Vice Media’s deputy managing editor, Ian Moore, will join as content director in early November. He will lead a 30-strong editorial and video production team working across Lad Bible parent company 65twenty’s brand list, including Lad Bible, Sports Bible and Odds Bible.
The Lad Bible launched in 2012 appealing to male university students, making a name for itself with features like Bumday Monday and Cleavage Thursday. It has since been accused of perpetrating sexist behavior among students, confusing its commercial content with editorial and not appropriately attributing image credits. But with Moore’s hire, expect it to shed some of its shady and salacious image.

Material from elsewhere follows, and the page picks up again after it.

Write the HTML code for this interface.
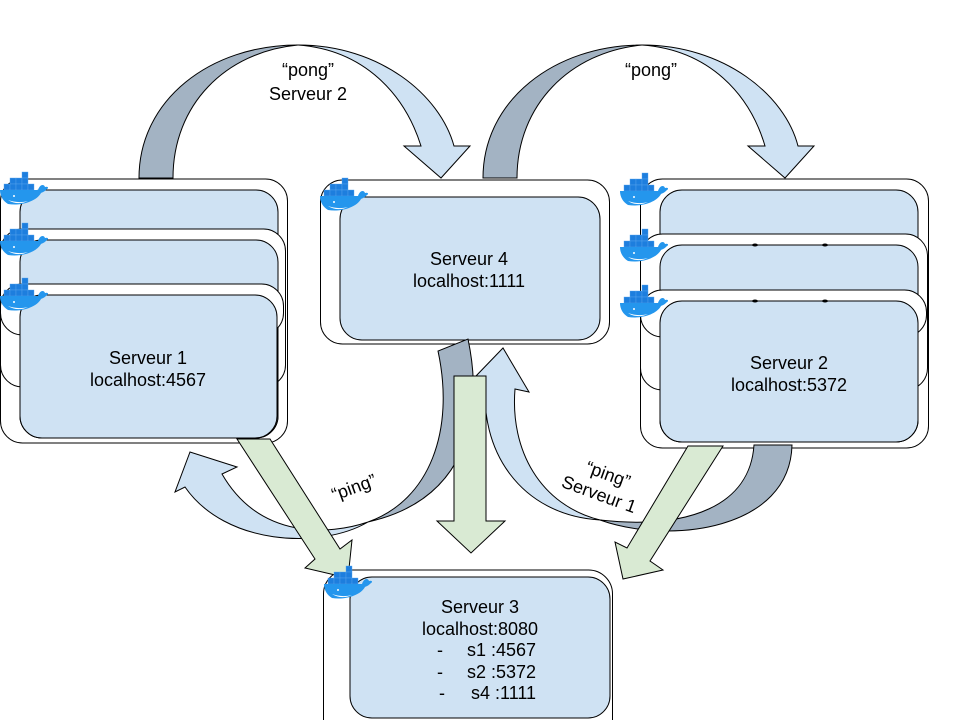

The 65twenty portfolio has 35 million monthly uniques, and according to Google Analytics, its weekly reach is 127 million. Much of the success of Lad Bible has been in mainly aggregating online videos to social platforms, particularly to Facebook. Data from Tubular shows its Facebook videos have had a total of 9.2 billion views, with each video averaging over 3 million views from its 10.5 million followers, making it the 13th-biggest Facebook video aggregator.
But Moore explained to Digiday that it’s not just the massive reach; it’s the quality of the community that encouraged him to make the move from Vice, where he was the deputy managing editor for Vice.com.
“What interested me was this huge audience that no one seemed to be harnessing,” he said. “We’re getting 1,500 submissions a day from the community, ranging from things they’ve found online to user-generated videos to pitches for stories.”
Moore mentioned he’s been seeing a lot of potential in branching out into community-generated content around young people’s mental health, youth gang crime, and army injuries in particular.
As part of making the site more sophisticated, Moore places a premium on proper accreditation. It will be “absolutely vital” creators get credited for what they do,” he said, and it is also making a number of partnerships with other video-hosting sites and to get its rights and attributions in order. Whether remuneration for content creators will happen when brands advertise against this content is too early to tell.
Moore and his team will be ramping up the long- and short-form original video output for Lad Bible, strengthening its position from video aggregator to creator, and drawing on his Vice experience to bring more investigative features.
The Lad Bible has been in the process of cleaning up its content for some time, swapping out features like Bumday Monday, for more Upworthy-worthy, less dude-specific posts like “Dad Gets Tattoo of Hearing Aid So Daughter Doesn’t Feel Different,” which made the rounds online. The more ribald, less sophisticated fare, said Moore, “wasn’t clever enough for the audience. That’s not on the site anymore because people don’t want to see it.”
Phasing out the raunchier content also helps create a more brand-safe environment, attracting brands like Unilever, Sky, O2 and Nissan. Industry estimates suggest Lad Bible is making north of £2 million ($3 million) in annual ad revenue — more than double what BuzzFeed estimated it to be last year.
It could probably monetize its audience more but has gone down a more conservative ad model route. On mobile, for instance, it only serves one video ad per day per user, regardless of how much content is watched.